Le norme governative sulla legittima difesa

L'ennesima riforma della legittima difesa, votata dalla maggioranza sulla base delle pressioni della Lega e contestata in aula e fuori dalla stessa Lega, che ne voleva di più.

Legittima difesa. Nel passaggio all’esame del Senato, non ci resta che sperare nella rapida eutanasia della legislatura il commento di Stefano Anastasia sul Manifesto del 5 maggio

E alla fine si dovrà dar ragione a chi, all’indomani del referendum costituzionale, voleva andare a votare subito.
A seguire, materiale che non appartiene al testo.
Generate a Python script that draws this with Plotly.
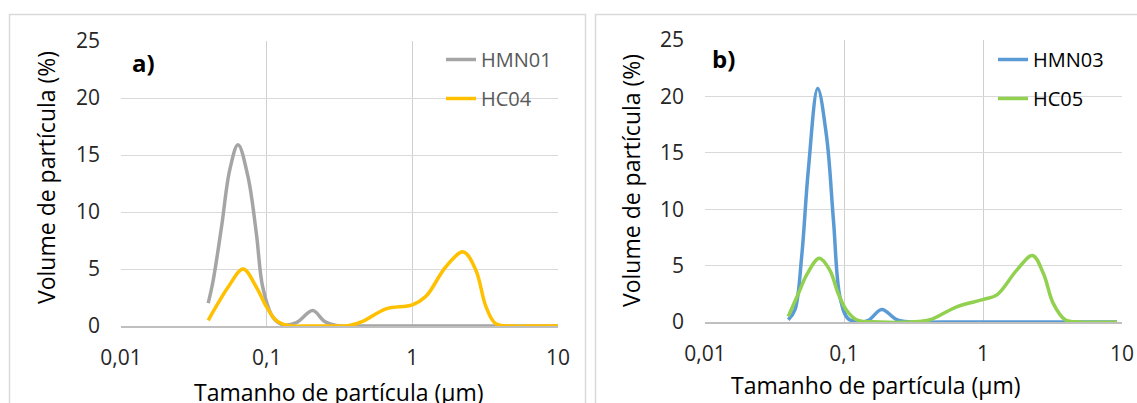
import plotly.graph_objects as go

W, H = 1137, 403

# ---------------- data ----------------
tick_vals = [0.01, 0.1, 1, 10]
tick_text = ["0,01", "0,1", "1", "10"]
y_ticks = [0, 5, 10, 15, 20, 25]

hmn01_size = [0.0397, 0.0428, 0.049, 0.0558, 0.0636, 0.0744, 0.085, 0.094, 0.110, 0.13,
              0.16, 0.207, 0.25, 0.30, 0.5, 1, 2, 5, 10]
hmn01_vol = [2.0, 3.9, 8.7, 13.7, 15.9, 13.1, 8.1, 3.4, 0.8, 0.1,
             0.3, 1.35, 0.4, 0.05, 0, 0, 0, 0, 0]

hc04_size = [0.0397, 0.0464, 0.0543, 0.0689, 0.085, 0.0996, 0.116, 0.14, 0.2, 0.3,
             0.37, 0.456, 0.66, 1.0, 1.24, 1.70, 2.24, 2.73, 3.2, 3.74, 5, 7, 10]
hc04_vol = [0.5, 2.0, 3.4, 5.0, 3.4, 1.7, 0.5, 0.05, 0, 0,
            0.05, 0.4, 1.5, 1.85, 2.6, 5.2, 6.5, 4.9, 1.7, 0.2, 0, 0, 0]

hmn03_size = [0.0397, 0.0444, 0.0496, 0.0554, 0.0647, 0.075, 0.084, 0.0936, 0.107, 0.13,
              0.15, 0.187, 0.24, 0.3, 0.5, 1, 2, 5, 9.2]
hmn03_vol = [0.2, 1.1, 5.8, 13.5, 20.7, 16.4, 9.0, 2.2, 0.3, 0,
             0.15, 1.1, 0.2, 0, 0, 0, 0, 0, 0]

hc05_size = [0.0397, 0.0469, 0.054, 0.0664, 0.079, 0.091, 0.104, 0.123, 0.18, 0.3,
             0.416, 0.647, 1.01, 1.26, 1.75, 2.27, 2.72, 3.2, 3.9, 5, 9.2]
hc05_vol = [0.5, 2.5, 4.2, 5.65, 4.6, 2.5, 1.06, 0.2, 0, 0,
            0.2, 1.35, 2.0, 2.4, 4.6, 5.9, 4.3, 1.65, 0.2, 0, 0]

x_title = "Tamanho de partícula (µm)"
y_title = "Volume de partícula (%)"

FONT = "Open Sans"
GRID = "#D9D9D9"
TXT = "#262626"

fig = go.Figure()

def add(x, y, name, color, xa, ya, legend, group):
    fig.add_trace(go.Scatter(
        x=x, y=y, name=name, mode="lines",
        line=dict(color=color, width=3.5, shape="spline", smoothing=1.0),
        xaxis=xa, yaxis=ya, legend=legend, legendgroup=group))

add(hmn01_size, hmn01_vol, "HMN01", "#A5A5A5", "x", "y", "legend", "a1")
add(hc04_size, hc04_vol, "HC04", "#FFC000", "x", "y", "legend", "a2")
add(hmn03_size, hmn03_vol, "HMN03", "#5B9BD5", "x2", "y2", "legend2", "b1")
add(hc05_size, hc05_vol, "HC05", "#92D050", "x2", "y2", "legend2", "b2")

def px(v):
    return v / W

def py(v):
    return 1 - v / H

xcommon = dict(type="log", range=[-2, 1], tickvals=tick_vals, ticktext=tick_text,
               showgrid=True, gridcolor="#D0D0D0", gridwidth=1, automargin=False,
               showline=True, linecolor="#BFBFBF", linewidth=1.5,
               ticks="", ticklabelstandoff=12,
               tickfont=dict(family=FONT, size=21, color=TXT), zeroline=False)
ycommon = dict(range=[0, 25], tickvals=y_ticks, showgrid=True, gridcolor=GRID, gridwidth=1,
               showline=False, ticks="", ticklabelstandoff=20, automargin=False,
               tickfont=dict(family=FONT, size=21, color=TXT), zeroline=False)

fig.update_layout(
    width=W, height=H,
    margin=dict(l=0, r=0, t=0, b=0, pad=0, autoexpand=False),
    paper_bgcolor="white", plot_bgcolor="white",
    showlegend=True,
    xaxis=dict(domain=[px(121), px(558)], anchor="y", **xcommon),
    yaxis=dict(domain=[py(326), py(41)], anchor="x", **ycommon),
    xaxis2=dict(domain=[px(705), px(1122)], anchor="y2", **xcommon),
    yaxis2=dict(domain=[py(322), py(40)], anchor="x2", **ycommon),
    legend=dict(x=px(441), y=py(40), xanchor="left", yanchor="top",
                bgcolor="rgba(0,0,0,0)", tracegroupgap=10,
                font=dict(family=FONT, size=20, color="#595959")),
    legend2=dict(x=px(993), y=py(40), xanchor="left", yanchor="top",
                 bgcolor="rgba(0,0,0,0)", tracegroupgap=10,
                 font=dict(family=FONT, size=20, color="#000000")),
    shapes=[
        dict(type="rect", xref="paper", yref="paper",
             x0=px(9.5), x1=px(585.5), y0=-0.2, y1=py(14.5),
             line=dict(color="#D9D9D9", width=1.5), layer="below"),
        dict(type="rect", xref="paper", yref="paper",
             x0=px(595.5), x1=1.2, y0=-0.2, y1=py(14.5),
             line=dict(color="#D9D9D9", width=1.5), layer="below"),
    ],
    annotations=[
        dict(text="<b>a)</b>", xref="paper", yref="paper", x=px(130), y=py(62),
             xanchor="left", yanchor="middle", showarrow=False,
             font=dict(family=FONT, size=24, color="#000000")),
        dict(text="<b>b)</b>", xref="paper", yref="paper", x=px(710), y=py(59),
             xanchor="left", yanchor="middle", showarrow=False,
             font=dict(family=FONT, size=24, color="#000000")),
        dict(text=y_title, xref="paper", yref="paper", x=px(46), y=py(178),
             xanchor="center", yanchor="middle", textangle=-90, showarrow=False,
             font=dict(family=FONT, size=23, color="#000000")),
        dict(text=y_title, xref="paper", yref="paper", x=px(631), y=py(181),
             xanchor="center", yanchor="middle", textangle=-90, showarrow=False,
             font=dict(family=FONT, size=23, color="#000000")),
        dict(text=x_title, xref="paper", yref="paper", x=px(339), y=py(392),
             xanchor="center", yanchor="middle", showarrow=False,
             font=dict(family=FONT, size=23, color="#000000")),
        dict(text=x_title, xref="paper", yref="paper", x=px(876), y=py(385),
             xanchor="center", yanchor="middle", showarrow=False,
             font=dict(family=FONT, size=23, color="#000000")),
    ],
)

fig.write_html(
    "out.html",
    config={"displayModeBar": False},
    post_script="document.body.style.margin='0';document.body.style.overflow='hidden';",
)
Ma non perché non ci fosse necessità di riformare la zoppicante legislazione elettorale o di portare a compimento qualche sacrosanta riforma rimasta impigliata nelle maglie di un governo di piccola-grande coalizione.

No, semplicemente perché le legislature morenti danno il peggio di sé: le forze politiche sentono il fiato sul collo delle ormai prossime elezioni e conducono una surrettizia campagna elettorale votata al primato di chi la spara più forte, incentivando i peggiori sentimenti popolari e producendo abnormità giuridiche.

Così, da ultimo, sulla ennesima riforma della legittima difesa, votata dalla maggioranza sulla base delle pressioni della Lega e contestata in aula e fuori dalla stessa Lega, che ne voleva di più.

Ovviamente il nostro ordinamento giuridico, come qualsiasi ordinamento giuridico che si rispetti, riconosce la legittima difesa come causa di giustificazione (e dunque di non punibilità) di un comportamento altrimenti considerato delittuoso. Perché la giustificazione del fatto delittuoso possa essere considerata legittima, l’autore deve esserci stato costretto (e dunque non deve avere avuto altre possibilità che quella) per difendere un diritto proprio o altrui, da un pericolo che si stia manifestando nel preciso momento in cui il fatto che si vuole giustificare viene compiuto e sempre che la difesa sia proporzionata all’offesa che si vuole evitare. Queste norme, vigenti dal fascistissimo codice Rocco del 1930, erano già sufficienti a giustificare una difesa proporzionata all’offesa che una persona, i suoi familiari, i suoi vicini di casa o un passante fosse in pericolo di subire, tanto più che la giurisprudenza aveva da tempo riconosciuto che in circostanze del genere l’aggressore ha diritto a una tutela minore rispetto all’aggredito.

Ciò nonostante, nel 2006 (governo Berlusconi, Ministro Maroni, e – anche allora – legislatura in scadenza) il Parlamento aveva già modificato il codice penale, qualificando come legittima la difesa con armi proprie o improprie in caso di violazione del domicilio o del luogo di lavoro, quando si cerchi di difendere la propria o altrui incolumità o ci sia un pericolo di aggressione. Fuori da questi già ampi casi non c’è altro che proposte miranti a giustificare gravi reati contro la persona commessi da parte di chi non stia rischiando di subirne di analoghi. Fuori da questi casi c’è solo la ricorrente tentazione di consentire forme di giustizia sommaria inaccettabili in uno stato di diritto, anche quando siano mascherate sotto fumose condizioni determinate da un «grave turbamento psichico», magari alimentato dall’oscurità (la notte buia e tempestosa …).

Brutta proposta, dunque, quella approvata ieri dalla Camera. E ciò nonostante attaccata da chi vorrebbe una più ampia licenza di uccidere. Nel passaggio all’esame del Senato, non ci resta che sperare nella rapida eutanasia della legislatura.